Members of the Internet Association include Amazon.com, Ebay, Facebook, Google, Netflix, and Twitter. Though it should be noted that Facebook has publicly come out in support of the bill. In the wake of the Cambridge Analytica/Facebook scandal—likely a driving factor behind the sudden awakening on Americans’ part regarding data privacy—this is no surprise.

The California Consumer Privacy Act will be enforced by the Attorney General of the State of California. The AG will be able to fine companies that don’t properly protect personal data. Businesses that must comply with the act include:
 

  • Those that earn $50,000,000 a year or more in revenue.
  • Those that sell 100,000 consumer records each year.
  • Those that derive 50% of their revenue by selling personal data.
  • Those that collect or sell any Californian’s personal data, no matter where in the world that business is located.
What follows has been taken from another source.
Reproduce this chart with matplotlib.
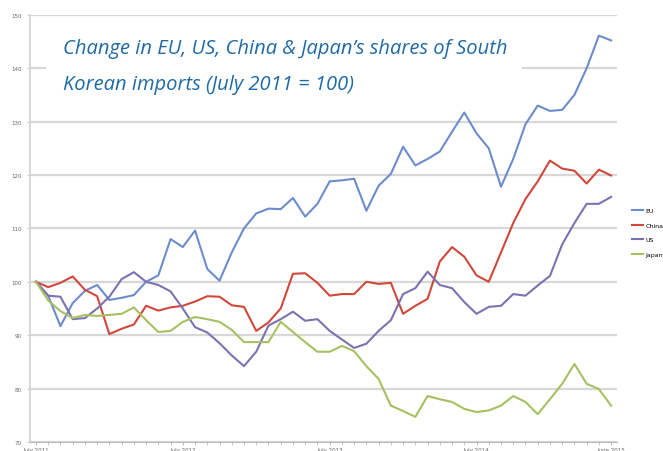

That final bullet is very GDPR-esque. Currently in Europe, any company that has any interaction with the personal data of any EU citizen, no matter where in the world that company is based or where it does its work, is subject to the strictures of the GDPR.

Something new from the old country
With most of Big Tech headquartered in the Golden State, whatever changes are needed to suit the nearly 40 million people living there will simply be applied to the rest of the country. It’s unlikely a Google or Facebook will want to section out it’s data collection and sales operations on a California vs. non-California basis. In this regard, the California Consumer Privacy Act is the country’s de facto data-privacy legislation already.

But if other states, or the federal government, do decide to tackle the issue of consumer data privacy at the legislative level, AB-375 will almost certainly be the model. As per usual, the rest of the nation looks to California on many complex and controversial issues of the day, even as California is looking to Europe on this one.